The fascinating phenomenon of tides can be modeled and predicted relatively simply as a sum of sinusoids, with a different set of amplitudes and phases for each location. In this presentation I discuss tide prediction using mechanical and digital computers.

Tide predictions are typically plotted graphically, but they can also be sped up and converted to audible sound (a process called “sonification”) to provide a different perspective. I will discuss implementation details and play audio samples using harmonic constituent data from various NOAA tide stations.

This guide was created with the help of AI, based on the presentation's transcript. Its goal is to give you useful context and background so you can get the most out of the session.

What this presentation is about and why it matters

This talk shows how the predictable part of ocean tides can be modeled as a sum of sinusoids (harmonic constituents), how early mechanical tide computers implemented that synthesis, and how the same math can be sped up and converted into sound (sonification). For engineers, this is a compact, concrete case study that ties together classical Fourier‑style synthesis, parameter estimation from real sensors, numerical oscillator design, and perceptual data presentation. You’ll see practical tradeoffs: how to convert very slow physical signals into audible signals, how to compute many tones efficiently, and what the data limitations are when you rely on empirical harmonic fits rather than first‑principles fluid dynamics.

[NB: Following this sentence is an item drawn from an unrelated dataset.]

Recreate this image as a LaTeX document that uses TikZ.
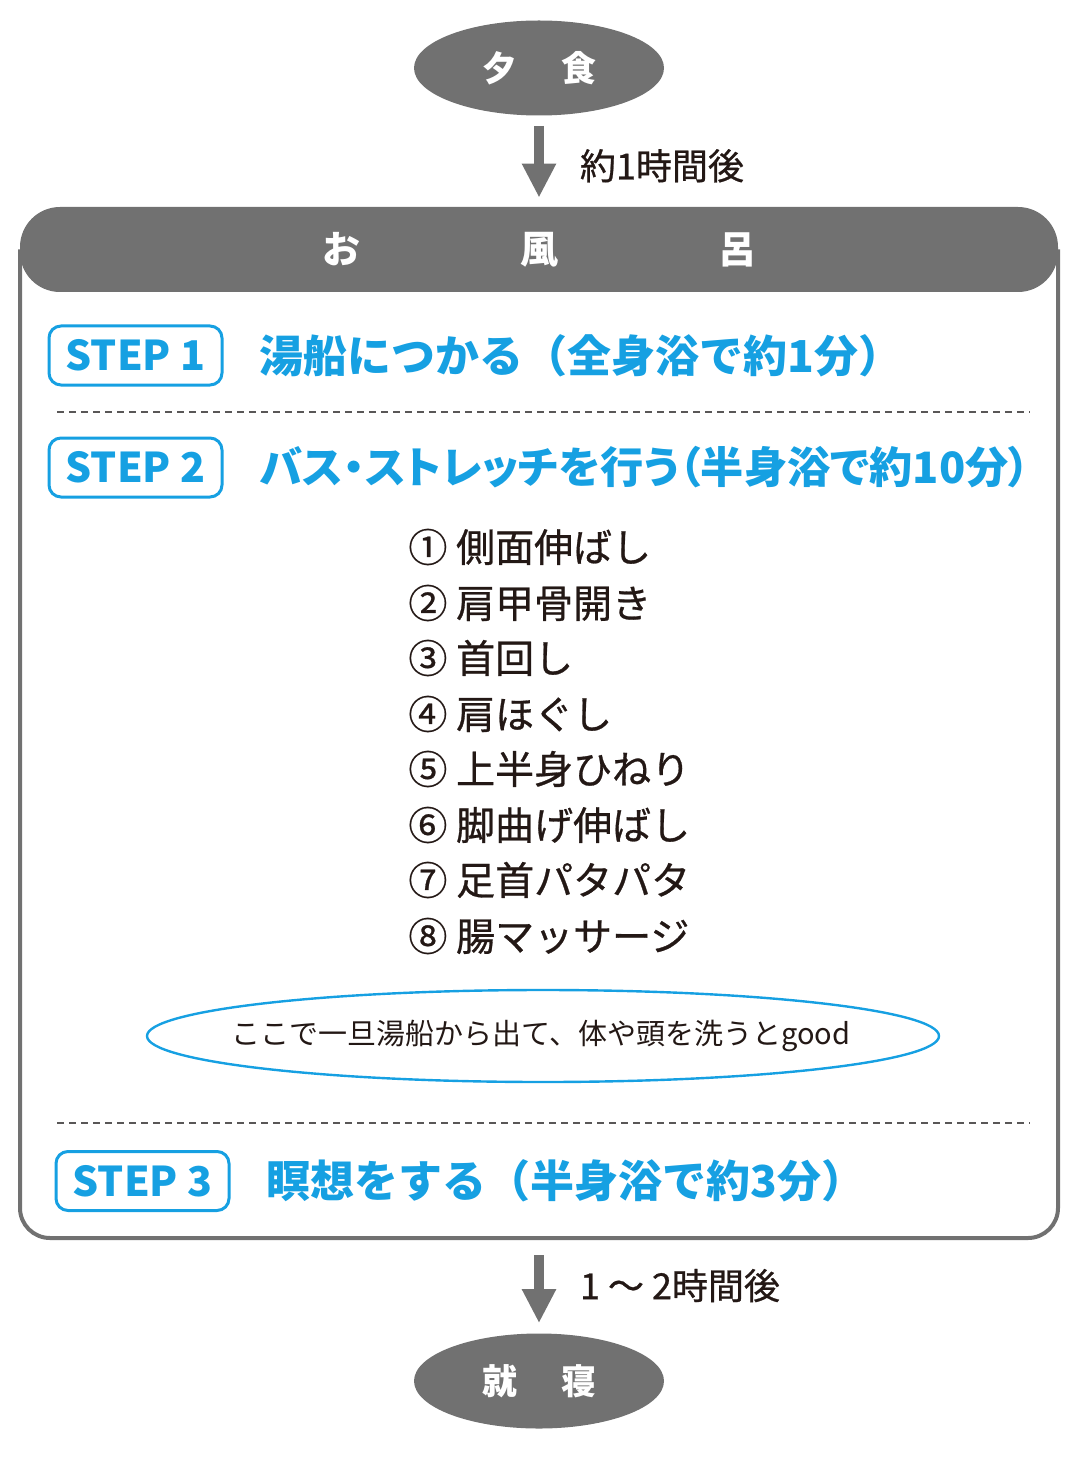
\documentclass[tikz,border=0pt]{standalone}
\usepackage{fontspec}
\setmainfont{Noto Sans CJK JP}
\newfontfamily\medium{Noto Sans CJK JP}[FakeBold=0.7]
\usetikzlibrary{positioning,shapes.geometric,arrows.meta}
\definecolor{boxgray}{RGB}{113,113,113}
\definecolor{stepblue}{RGB}{22,160,226}
\definecolor{inkblack}{RGB}{35,24,21}
\definecolor{dashgray}{RGB}{89,87,87}
\begin{document}
\begin{tikzpicture}[x=0.5pt,y=-0.5pt,
	every node/.style={inner sep=0pt,text=inkblack},
	meal/.style={ellipse,fill=boxgray,text=white,minimum width=125pt,minimum height=47.5pt,font=\fontsize{17.5pt}{17.5pt}\selectfont\bfseries},
	header/.style={fill=boxgray,text=white,rounded corners=20pt,minimum width=519pt,minimum height=42.5pt,font=\fontsize{19pt}{19pt}\selectfont\bfseries},
	frame/.style={draw=boxgray,line width=2pt,rounded corners=15pt},
	flow/.style={draw=boxgray,line width=5pt,-{Triangle[width=16pt,length=17pt]},shorten <=5pt,shorten >=4.5pt},
	wait/.style={right=18pt,font=\fontsize{18pt}{18pt}\medium},
	stepbox/.style={draw=stepblue,line width=1.5pt,rounded corners=6pt,minimum width=86.5pt,minimum height=29.5pt,text=stepblue,font=\fontsize{20.5pt}{20.5pt}\selectfont\bfseries},
	steptitle/.style={right=18pt of #1,text=stepblue,font=\fontsize{22pt}{22pt}\selectfont\bfseries},
	move/.style={anchor=west,font=\fontsize{19.5pt}{19.5pt}\medium},
	advice/.style={font=\fontsize{14.5pt}{14.5pt}\selectfont},
	ring/.style={draw=stepblue,line width=1.2pt},
	divider/.style={draw=dashgray,line width=1.1pt,dash pattern=on 3.5pt off 2.5pt},
	]
	\useasboundingbox (0,0) rectangle (1080,1460);
	% frame round the bath
	\draw[frame] (20,249.5) -- (20,1238) -- (1058,1238) -- (1058,249.5);
	% before and after
	\node[meal] (dinner) at (539,68) {夕\hspace{22pt}食};
	\node[header] (bath) at (539,249.5) {お\hspace{80pt}風\hspace{80pt}呂};
	\node[meal] (sleep) at (539,1381) {就\hspace{22pt}寝};
	
	% steps in the bath
	\node[stepbox] (step1) at (135.5,355.5) {STEP 1};
	\node[steptitle=step1] (title1) {湯船につかる（全身浴で約1分）};
	\node[stepbox] (step2) at (135.5,467.5) {STEP 2};
	\node[steptitle=step2] (title2) {\fontsize{21.6pt}{21.6pt}\selectfont\addfontfeature{RawFeature=+palt}バス・ストレッチを行う（半身浴で約10分）};
	\node[stepbox] (step3) at (142.5,1181) {STEP 3};
	\node[steptitle=step3] (title3) {瞑想をする（半身浴で約3分）};
	
	% stretches
	\node[move] (move1) at (408,547) {① 側面伸ばし};
	\node[move] (move2) at (408,603) {② 肩甲骨開き};
	\node[move] (move3) at (408,658) {③ 首回し};
	\node[move] (move4) at (408,714) {④ 肩ほぐし};
	\node[move] (move5) at (408,769) {⑤ 上半身ひねり};
	\node[move] (move6) at (408,825) {⑥ 脚曲げ伸ばし};
	\node[move] (move7) at (408,880) {⑦ 足首パタパタ};
	\node[move] (move8) at (408,936) {⑧ 腸マッサージ};
	
	\node[advice] (wash) at (541,1036) {ここで一旦湯船から出て、体や頭を洗うとgood};
	\draw[ring] (543,1036) ellipse [x radius=198pt,y radius=23pt];
	
	% dividers
	\draw[divider] (57,412) -- (1030,412);
	\draw[divider] (57,1123) -- (1030,1123);
	
	% time in between
	\draw[flow] (dinner) -- node[wait,pos=0.55] {約1時間後} (dinner |- bath.north);
	\coordinate (bathend) at (539,1238);
	\draw[flow,shorten <=8.5pt,shorten >=5pt] (bathend) -- node[wait] {1\hspace{4pt}～\hspace{4pt}2時間後} (sleep);
	
\end{tikzpicture}
\end{document}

Who will benefit the most from this presentation

This talk is most useful to:

• Signal processing students and professionals who want a real‑world example of Fourier synthesis and constituent modeling.
• Embedded systems and audio engineers interested in efficient oscillator implementations and batch audio generation.
• Data scientists and visualization practitioners curious about sonification as an alternate modality for exploring time series.
• Anyone who wants a compact demonstration of how measurement, parameter estimation, and synthesis fit together in a deployable pipeline.

What you need to know

Key ideas you should be comfortable with before watching:

• Sinusoidal synthesis: The predictable (astronomical) part of the tide at a fixed location is well approximated by a sum of sinusoids called harmonic constituents. In compact notation the model is
  \[H(t)=\sum_{k} A_k\cos(\omega_k t+\phi_k)\]
  where each constituent has amplitude $A_k$, angular frequency $\omega_k$, and phase $\phi_k$.
• Parameter estimation: Real tidal data is fit to this model using least‑squares regression rather than a simple DFT, because the constituent frequencies are known a priori and they do not align with uniform DFT bins. Least‑squares tolerates irregular sampling and gaps in the record.
• Beating and spectral content: Close but nonidentical frequencies (e.g., solar vs lunar components) produce beats and slow modulation. When you speed the signal up into audio, these beats and their harmonics determine perceived texture and roughness.
• Sonification choices: Converting a very slow process to audible time involves a speed‑up (time warp) and either direct frequency scaling (map constituent frequencies into the audible band) or other mappings (AM/FM, mapping amplitude to loudness). Be aware of sampling rate, aliasing, and perceptual limits.
• Efficient oscillator algorithms: Generating thousands of sinusoids can be CPU‑heavy if you call trig libs for every sample. Recurrence‑based quadrature oscillators (e.g., Levine’s oscillator) compute sine/cosine updates with a few multiplies and adds per sample and are far faster for large batches.
• Numerics and stability: When using recursive oscillators, care with initial conditions, normalization, and coefficient update when changing frequency is important to avoid drift or amplitude error.

Glossary

• Harmonic constituent — A single sinusoidal component (amplitude, frequency, phase) used to model the tidal signal at a location.
• Sonification — Conveying data via sound instead of (or in addition to) visual plots.
• Least‑squares fit — A regression method that estimates constituent amplitudes and phases by minimizing squared error against measured water‑level samples.
• Fourier synthesis — Reconstructing a signal by summing sinusoidal components (same idea used for harmonic constituents).
• Beat frequency — The slow amplitude modulation that results when two nearby frequencies interfere; perceptually important when converting to audio.
• Overtide / Overtone — A harmonic of a base tide frequency; in tidal science these can be generated by nonlinear interactions.
• Quadrature oscillator — A recursive algorithm that produces sine and cosine samples (in quadrature) efficiently per time step.
• Sampling rate — Number of audio samples per second used when rendering sonified output; determines time‑to‑audio mapping and aliasing constraints.
• DFT bin mismatch — The situation where signal frequencies do not coincide with discrete Fourier transform bins, motivating non‑DFT estimation methods.
• Topography (in tide context) — Coastline and seafloor shape that shifts the local amplitude and phase of constituents; treated empirically in harmonic models.